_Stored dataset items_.
--------------------------------

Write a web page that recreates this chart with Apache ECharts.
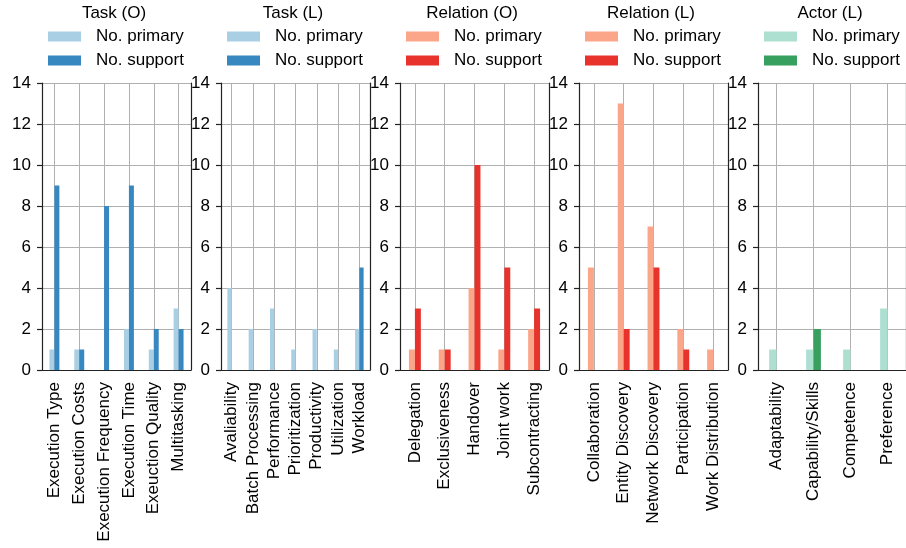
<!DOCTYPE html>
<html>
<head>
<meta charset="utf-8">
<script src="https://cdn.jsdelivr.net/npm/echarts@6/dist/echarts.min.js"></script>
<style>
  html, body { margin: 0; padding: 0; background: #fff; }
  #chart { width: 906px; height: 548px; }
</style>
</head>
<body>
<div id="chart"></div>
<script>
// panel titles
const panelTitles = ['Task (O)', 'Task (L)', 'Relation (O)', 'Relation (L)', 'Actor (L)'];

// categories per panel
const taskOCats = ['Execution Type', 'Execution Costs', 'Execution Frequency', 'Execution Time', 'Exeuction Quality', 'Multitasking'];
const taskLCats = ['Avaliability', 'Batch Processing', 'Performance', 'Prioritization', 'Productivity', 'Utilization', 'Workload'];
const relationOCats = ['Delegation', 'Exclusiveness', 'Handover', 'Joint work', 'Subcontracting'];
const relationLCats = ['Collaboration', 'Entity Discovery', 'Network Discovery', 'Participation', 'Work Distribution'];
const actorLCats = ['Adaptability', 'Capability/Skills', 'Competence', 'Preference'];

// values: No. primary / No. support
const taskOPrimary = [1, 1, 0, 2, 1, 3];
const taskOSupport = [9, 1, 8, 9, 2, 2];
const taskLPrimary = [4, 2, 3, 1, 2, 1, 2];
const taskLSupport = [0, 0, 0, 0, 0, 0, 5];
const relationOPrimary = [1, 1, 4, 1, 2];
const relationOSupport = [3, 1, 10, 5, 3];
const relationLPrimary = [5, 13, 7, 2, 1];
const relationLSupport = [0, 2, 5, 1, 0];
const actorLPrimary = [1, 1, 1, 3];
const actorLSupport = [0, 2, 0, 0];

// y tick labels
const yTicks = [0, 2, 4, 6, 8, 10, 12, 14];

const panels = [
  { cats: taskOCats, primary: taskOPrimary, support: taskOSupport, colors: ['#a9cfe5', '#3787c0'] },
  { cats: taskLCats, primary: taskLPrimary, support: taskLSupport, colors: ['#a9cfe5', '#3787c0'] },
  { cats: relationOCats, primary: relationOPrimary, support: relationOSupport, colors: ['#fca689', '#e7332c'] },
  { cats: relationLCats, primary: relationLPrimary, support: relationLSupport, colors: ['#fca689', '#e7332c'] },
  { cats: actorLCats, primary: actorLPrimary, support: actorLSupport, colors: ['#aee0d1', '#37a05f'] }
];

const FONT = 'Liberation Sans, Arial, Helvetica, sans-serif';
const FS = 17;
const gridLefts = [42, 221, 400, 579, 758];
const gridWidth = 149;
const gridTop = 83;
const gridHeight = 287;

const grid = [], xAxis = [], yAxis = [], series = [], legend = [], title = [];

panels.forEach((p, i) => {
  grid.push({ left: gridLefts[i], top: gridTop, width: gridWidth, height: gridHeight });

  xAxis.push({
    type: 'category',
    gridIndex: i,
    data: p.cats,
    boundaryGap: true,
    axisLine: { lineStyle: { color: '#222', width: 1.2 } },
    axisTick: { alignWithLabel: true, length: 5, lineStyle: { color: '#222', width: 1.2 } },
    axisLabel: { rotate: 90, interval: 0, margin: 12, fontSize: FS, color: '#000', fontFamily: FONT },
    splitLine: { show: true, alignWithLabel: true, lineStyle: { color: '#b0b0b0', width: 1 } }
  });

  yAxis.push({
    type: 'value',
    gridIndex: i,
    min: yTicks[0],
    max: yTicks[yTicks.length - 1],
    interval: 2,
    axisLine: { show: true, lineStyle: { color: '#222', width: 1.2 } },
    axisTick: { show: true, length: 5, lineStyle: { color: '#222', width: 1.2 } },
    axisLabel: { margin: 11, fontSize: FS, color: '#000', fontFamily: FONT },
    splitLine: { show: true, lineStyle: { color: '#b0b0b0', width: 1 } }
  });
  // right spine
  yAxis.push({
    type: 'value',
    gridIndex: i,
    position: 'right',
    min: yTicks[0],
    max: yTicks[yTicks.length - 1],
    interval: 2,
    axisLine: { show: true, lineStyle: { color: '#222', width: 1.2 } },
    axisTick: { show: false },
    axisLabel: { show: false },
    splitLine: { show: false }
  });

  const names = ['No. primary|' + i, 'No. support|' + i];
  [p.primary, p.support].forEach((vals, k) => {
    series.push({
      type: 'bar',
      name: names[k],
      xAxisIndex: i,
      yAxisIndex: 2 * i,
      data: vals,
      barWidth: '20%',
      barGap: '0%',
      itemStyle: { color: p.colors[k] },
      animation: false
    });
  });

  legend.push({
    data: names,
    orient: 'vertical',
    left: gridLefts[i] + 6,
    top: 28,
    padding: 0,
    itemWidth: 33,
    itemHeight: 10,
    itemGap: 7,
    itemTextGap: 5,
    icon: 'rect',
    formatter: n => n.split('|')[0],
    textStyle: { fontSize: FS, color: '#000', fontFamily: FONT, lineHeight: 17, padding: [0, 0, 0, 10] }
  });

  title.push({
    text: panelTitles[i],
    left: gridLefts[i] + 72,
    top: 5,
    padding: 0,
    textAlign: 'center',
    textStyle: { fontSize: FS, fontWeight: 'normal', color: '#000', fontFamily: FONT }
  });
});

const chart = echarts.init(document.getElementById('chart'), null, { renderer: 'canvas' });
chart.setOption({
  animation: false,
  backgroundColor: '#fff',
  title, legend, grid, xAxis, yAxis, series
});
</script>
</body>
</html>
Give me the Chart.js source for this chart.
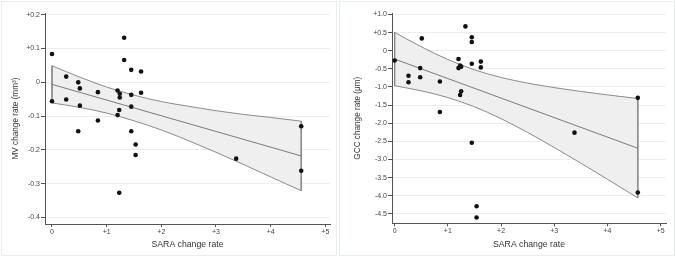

--------------------------------

_Brief_. Return exactly what appears from the opening line of the material through the line with "const panelTitles = ['Task", apart from the pictures.

_Solution for this problem_.
Write a web page that recreates this chart with Apache ECharts.
<!DOCTYPE html>
<html>
<head>
<meta charset="utf-8">
<script src="https://cdn.jsdelivr.net/npm/echarts@6/dist/echarts.min.js"></script>
<style>
  html, body { margin: 0; padding: 0; background: #fff; }
  #chart { width: 906px; height: 548px; }
</style>
</head>
<body>
<div id="chart"></div>
<script>
// panel titles
const panelTitles = ['Task (O)', 'Task (L)', 'Relation (O)', 'Relation (L)', 'Actor (L)'];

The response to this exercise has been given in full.